I dare say we are getting too sensitive, but I know people would say the same about me. It’s true; we all have soft spots that hurt when brushed against. It doesn’t mean we need to harden our shells, but it does mean we can openly share with others to provide context. Someone who still has their mother in their life probably has no idea the sadness I feel when I see photos of them together. It’s just like when I compliment someone on their fitness journey about their weight loss or how they look healthy—I wouldn’t know if it was a sensitive topic for them.
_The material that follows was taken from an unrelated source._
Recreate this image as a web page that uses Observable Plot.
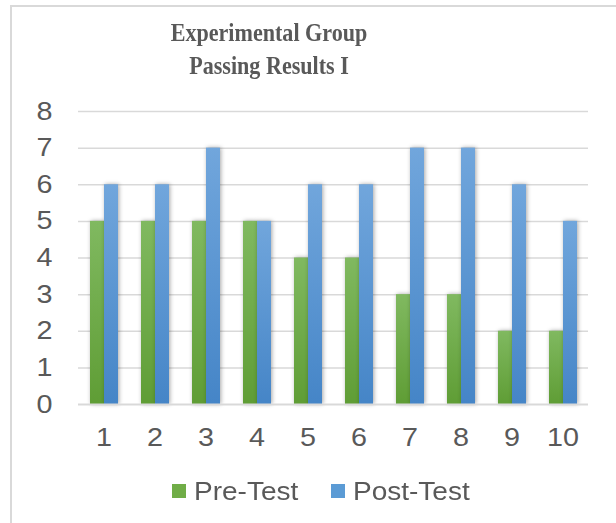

We don’t need to get triggered by others’ non-understanding and inequities. I think most of us are trying to learn to walk in other’s shoes and show empathy, but it takes time and it’s scary to risk rejection when we share these deep parts of ourselves.

We need to keep practicing.

Black Lives Matter.

Pro-life or pro-choice—your opinion matters.

LGBTQ rights matter.

People with disabilities, whether visible or not, need to be seen.

Mental health awareness.

Suicide Prevention.


At the end of the day, we want all people to feel seen and heard.

I have to be honest. I’m worn out and I’m not even on the fighting line for many of these issues. I’m doing what I can for each. I feel passionate about all of them. I also feel very passionate about sobriety and animal activism.

How do we show our support without getting burned out and doing nothing?

Seriously, I’m asking.

I know I risk burning out by trying to do it all but I also know it’s important for me to learn about anything and everything I can about society’s issues.

I hope by writing this, we can come together. We all have gifts to share. We all have expertise and experience in certain areas. This is a call to action. Let’s do more than get upset when people “don’t get us”: let’s explain. If people still don’t understand us, we can move on. But if we know about something someone else is struggling with, let’s help! Let’s educate! Let’s help others feel less alone and segregated.

Let’s reach out our hand instead of putting it up like a stop sign.

Let’s engage. Let’s open the dialogue. Teach me in your own personal way about how loneliness feels for you. Not to dwell on our lack, but to take away its power.

Sharing is the only thing that makes my mind feel right. Once I learned how to open up and speak from the heart, I could never go back. Let’s stop pretending we’re fine.

Nobody is fine all the time and it’s okay.

Pure and simple, it’s okay.

You are loved.

P.S. Right after I wrote this, I went on social media and saw someone I admire raising a glass of champagne to the camera.

I am an alcoholic. I am sensitive to others drinking.

I don’t need to be angry or offended. I just need to breathe and remind myself who I am and why I chose to live a sober life.

It’s coming at us from all angles. Let’s remember we are stronger than temptation. Let’s get to the root of who we are so we can stand strong no matter what we are facing.

People are different. We will disagree.

How am I judging others based on perceptions I have about how they “should be” and letting that ruffle my feathers?